_Request:_ Print, word for word, the opening line of the data below and every line after it through the line that contains "import matplotlib.dates as mdates", but not the pictures.

- - - -

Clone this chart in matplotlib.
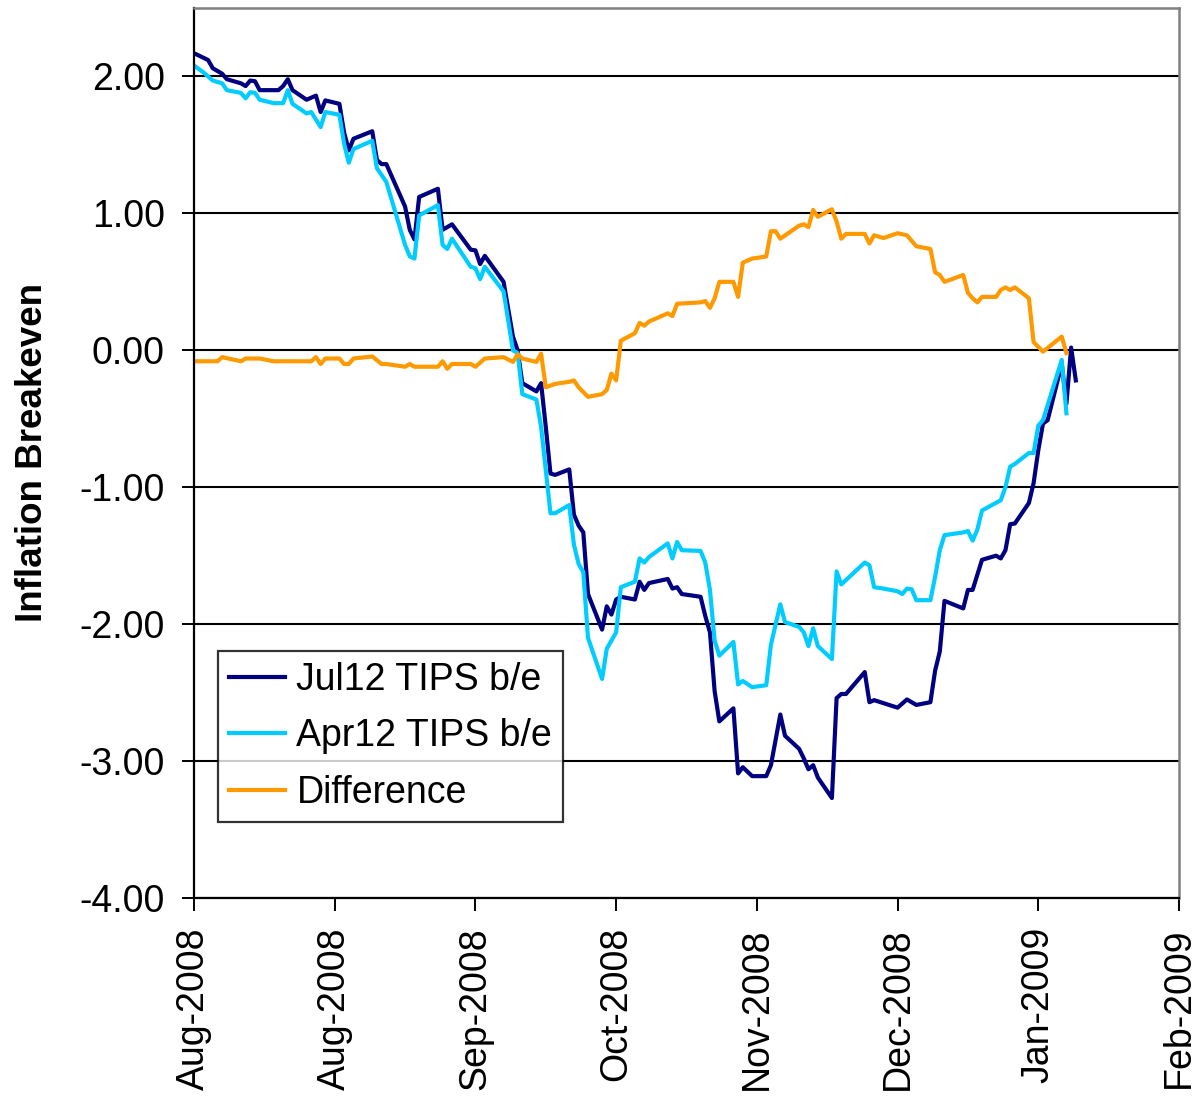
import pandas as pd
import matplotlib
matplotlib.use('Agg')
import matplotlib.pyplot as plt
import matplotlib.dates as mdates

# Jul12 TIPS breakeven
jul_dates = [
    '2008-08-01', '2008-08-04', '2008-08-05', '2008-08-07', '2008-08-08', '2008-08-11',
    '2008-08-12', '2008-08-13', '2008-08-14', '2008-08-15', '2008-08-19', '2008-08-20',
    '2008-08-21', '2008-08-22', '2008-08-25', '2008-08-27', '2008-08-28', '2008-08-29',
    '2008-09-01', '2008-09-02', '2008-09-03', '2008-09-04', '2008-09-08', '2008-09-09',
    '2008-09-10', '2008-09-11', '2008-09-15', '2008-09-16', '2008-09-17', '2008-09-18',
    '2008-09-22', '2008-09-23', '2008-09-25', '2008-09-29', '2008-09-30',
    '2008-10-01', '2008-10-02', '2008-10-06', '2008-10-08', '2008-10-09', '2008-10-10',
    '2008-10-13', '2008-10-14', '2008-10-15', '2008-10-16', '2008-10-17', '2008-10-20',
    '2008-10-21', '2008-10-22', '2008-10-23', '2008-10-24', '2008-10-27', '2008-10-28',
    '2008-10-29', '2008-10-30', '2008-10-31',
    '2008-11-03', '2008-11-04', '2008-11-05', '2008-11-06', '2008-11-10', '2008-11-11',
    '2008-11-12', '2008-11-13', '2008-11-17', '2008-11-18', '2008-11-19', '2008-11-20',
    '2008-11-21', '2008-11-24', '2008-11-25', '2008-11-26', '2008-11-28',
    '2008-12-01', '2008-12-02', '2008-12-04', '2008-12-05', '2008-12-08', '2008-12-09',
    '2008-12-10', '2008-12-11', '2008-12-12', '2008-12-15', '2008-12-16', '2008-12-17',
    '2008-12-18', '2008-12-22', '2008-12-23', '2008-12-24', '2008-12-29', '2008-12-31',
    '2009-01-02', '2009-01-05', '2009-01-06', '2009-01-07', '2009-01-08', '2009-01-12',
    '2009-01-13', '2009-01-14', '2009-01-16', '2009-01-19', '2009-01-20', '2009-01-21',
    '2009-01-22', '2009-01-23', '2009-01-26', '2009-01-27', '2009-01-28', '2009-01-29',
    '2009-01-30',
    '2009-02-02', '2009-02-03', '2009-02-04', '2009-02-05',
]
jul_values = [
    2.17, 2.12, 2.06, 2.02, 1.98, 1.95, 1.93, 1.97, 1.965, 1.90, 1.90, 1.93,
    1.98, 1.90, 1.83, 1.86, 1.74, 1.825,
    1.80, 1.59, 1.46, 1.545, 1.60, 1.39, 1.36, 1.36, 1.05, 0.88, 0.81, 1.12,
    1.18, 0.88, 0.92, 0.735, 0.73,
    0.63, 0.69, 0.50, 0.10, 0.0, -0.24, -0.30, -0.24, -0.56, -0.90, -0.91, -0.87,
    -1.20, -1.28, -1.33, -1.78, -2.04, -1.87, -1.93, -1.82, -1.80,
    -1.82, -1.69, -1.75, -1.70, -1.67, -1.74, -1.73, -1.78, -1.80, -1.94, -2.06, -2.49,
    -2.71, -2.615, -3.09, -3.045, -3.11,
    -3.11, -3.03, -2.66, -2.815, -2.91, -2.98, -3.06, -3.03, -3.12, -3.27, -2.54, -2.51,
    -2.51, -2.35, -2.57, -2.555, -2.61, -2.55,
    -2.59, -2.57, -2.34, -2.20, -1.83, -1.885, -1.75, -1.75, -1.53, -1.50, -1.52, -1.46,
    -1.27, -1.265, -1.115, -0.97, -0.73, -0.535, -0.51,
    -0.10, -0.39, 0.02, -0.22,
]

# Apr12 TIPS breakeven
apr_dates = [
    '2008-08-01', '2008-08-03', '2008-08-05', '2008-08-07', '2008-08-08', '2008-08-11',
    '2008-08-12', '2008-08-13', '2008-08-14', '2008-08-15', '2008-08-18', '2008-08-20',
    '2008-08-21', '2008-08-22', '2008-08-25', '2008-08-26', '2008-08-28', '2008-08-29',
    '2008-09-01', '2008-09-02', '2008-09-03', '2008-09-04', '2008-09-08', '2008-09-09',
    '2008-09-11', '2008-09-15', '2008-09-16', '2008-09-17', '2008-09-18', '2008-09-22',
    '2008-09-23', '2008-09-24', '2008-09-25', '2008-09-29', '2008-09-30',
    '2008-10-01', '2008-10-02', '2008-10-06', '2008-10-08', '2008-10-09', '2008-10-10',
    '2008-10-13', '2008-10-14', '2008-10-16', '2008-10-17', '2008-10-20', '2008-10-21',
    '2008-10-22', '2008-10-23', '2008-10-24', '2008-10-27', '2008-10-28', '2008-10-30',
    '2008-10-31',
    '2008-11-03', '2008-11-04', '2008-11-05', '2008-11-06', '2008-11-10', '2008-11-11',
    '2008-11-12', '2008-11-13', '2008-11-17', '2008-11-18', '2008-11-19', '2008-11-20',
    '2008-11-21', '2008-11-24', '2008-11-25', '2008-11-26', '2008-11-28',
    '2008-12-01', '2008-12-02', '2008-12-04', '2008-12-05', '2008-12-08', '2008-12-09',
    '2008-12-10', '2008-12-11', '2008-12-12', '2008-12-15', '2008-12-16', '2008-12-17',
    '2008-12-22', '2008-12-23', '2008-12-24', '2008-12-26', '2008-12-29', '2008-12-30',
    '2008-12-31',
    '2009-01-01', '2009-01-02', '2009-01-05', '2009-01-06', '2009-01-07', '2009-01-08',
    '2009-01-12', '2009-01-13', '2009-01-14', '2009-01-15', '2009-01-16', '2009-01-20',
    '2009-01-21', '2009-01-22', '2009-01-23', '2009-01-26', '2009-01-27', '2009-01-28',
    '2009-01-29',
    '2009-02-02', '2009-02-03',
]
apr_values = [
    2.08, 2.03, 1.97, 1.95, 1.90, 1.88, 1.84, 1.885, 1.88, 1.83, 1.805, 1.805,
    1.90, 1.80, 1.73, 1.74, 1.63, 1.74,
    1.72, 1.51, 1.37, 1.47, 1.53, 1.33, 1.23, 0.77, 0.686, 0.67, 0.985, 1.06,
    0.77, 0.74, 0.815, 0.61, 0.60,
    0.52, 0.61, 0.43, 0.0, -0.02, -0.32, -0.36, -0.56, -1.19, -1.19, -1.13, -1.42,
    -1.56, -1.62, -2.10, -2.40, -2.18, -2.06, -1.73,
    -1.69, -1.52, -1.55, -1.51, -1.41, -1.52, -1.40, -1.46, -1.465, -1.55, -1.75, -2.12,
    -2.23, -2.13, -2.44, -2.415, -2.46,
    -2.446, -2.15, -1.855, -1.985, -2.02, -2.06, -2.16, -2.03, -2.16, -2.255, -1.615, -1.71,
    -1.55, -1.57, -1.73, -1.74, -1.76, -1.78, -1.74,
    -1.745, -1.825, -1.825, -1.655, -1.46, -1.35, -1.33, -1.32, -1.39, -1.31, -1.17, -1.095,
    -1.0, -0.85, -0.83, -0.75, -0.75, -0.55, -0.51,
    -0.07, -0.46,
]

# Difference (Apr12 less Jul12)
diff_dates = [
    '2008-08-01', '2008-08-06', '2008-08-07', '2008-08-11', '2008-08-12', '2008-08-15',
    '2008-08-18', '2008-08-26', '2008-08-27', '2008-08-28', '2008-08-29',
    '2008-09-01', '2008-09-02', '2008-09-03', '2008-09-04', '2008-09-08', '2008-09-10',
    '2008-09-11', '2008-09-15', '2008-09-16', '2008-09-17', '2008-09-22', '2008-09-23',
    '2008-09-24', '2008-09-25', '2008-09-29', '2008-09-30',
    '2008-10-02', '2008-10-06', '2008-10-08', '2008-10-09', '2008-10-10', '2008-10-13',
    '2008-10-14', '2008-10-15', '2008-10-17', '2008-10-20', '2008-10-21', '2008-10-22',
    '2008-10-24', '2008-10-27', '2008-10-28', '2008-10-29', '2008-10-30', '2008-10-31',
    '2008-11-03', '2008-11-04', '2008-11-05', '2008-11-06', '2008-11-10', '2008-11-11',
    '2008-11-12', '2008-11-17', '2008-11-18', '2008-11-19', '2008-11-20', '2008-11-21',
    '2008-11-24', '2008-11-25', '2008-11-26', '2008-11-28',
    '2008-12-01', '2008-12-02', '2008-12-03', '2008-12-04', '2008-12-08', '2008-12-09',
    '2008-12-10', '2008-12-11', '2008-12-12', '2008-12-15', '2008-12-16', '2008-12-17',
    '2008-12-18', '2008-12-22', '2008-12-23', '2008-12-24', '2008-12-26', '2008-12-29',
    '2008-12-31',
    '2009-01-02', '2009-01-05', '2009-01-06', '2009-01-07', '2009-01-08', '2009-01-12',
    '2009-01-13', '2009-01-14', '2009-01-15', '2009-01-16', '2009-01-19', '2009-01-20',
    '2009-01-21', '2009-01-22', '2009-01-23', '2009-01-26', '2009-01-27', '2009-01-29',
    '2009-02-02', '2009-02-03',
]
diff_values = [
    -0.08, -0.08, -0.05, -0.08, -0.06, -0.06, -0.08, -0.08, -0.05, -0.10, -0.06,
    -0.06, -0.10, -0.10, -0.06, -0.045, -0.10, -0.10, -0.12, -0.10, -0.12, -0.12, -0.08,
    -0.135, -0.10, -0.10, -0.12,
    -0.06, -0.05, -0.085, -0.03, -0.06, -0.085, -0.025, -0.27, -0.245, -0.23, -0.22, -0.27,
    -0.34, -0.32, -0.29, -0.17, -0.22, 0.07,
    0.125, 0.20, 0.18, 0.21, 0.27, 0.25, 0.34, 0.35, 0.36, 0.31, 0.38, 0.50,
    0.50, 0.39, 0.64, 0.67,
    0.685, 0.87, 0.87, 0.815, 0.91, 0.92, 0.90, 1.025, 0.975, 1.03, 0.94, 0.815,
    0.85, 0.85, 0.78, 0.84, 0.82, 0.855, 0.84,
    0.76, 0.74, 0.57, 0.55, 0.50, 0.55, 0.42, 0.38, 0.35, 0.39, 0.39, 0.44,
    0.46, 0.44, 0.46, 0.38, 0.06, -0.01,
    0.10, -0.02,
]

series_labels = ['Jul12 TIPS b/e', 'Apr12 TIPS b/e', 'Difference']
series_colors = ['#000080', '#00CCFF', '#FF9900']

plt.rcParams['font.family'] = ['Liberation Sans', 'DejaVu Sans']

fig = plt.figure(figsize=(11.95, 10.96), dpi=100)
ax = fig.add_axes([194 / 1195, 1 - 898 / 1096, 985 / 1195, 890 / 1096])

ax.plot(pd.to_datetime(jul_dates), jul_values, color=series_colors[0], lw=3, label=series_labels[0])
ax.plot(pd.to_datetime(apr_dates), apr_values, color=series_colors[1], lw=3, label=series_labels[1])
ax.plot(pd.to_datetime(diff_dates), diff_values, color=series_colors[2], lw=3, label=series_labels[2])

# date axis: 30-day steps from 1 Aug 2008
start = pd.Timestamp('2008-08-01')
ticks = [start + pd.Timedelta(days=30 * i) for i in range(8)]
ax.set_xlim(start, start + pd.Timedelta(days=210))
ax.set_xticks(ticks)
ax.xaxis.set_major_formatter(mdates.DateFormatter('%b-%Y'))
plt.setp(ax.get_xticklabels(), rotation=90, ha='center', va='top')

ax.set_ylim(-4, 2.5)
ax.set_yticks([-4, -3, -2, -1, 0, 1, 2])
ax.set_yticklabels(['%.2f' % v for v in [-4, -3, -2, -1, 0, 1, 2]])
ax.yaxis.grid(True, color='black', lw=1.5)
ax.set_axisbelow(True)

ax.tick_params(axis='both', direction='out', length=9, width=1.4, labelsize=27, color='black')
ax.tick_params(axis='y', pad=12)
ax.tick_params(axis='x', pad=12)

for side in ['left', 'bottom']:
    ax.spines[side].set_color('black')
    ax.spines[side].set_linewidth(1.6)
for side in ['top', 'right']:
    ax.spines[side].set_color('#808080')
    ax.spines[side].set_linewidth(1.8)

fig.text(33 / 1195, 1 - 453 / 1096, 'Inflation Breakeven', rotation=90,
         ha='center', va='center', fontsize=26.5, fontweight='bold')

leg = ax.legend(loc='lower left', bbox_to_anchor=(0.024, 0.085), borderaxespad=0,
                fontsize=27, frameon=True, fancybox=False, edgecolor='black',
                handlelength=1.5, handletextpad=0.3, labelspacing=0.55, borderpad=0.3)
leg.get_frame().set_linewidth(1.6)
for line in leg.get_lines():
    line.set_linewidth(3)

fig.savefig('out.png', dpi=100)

- - - -

_Reply to the task:_
Clone this chart in matplotlib.
import pandas as pd
import matplotlib
matplotlib.use('Agg')
import matplotlib.pyplot as plt
import matplotlib.dates as mdates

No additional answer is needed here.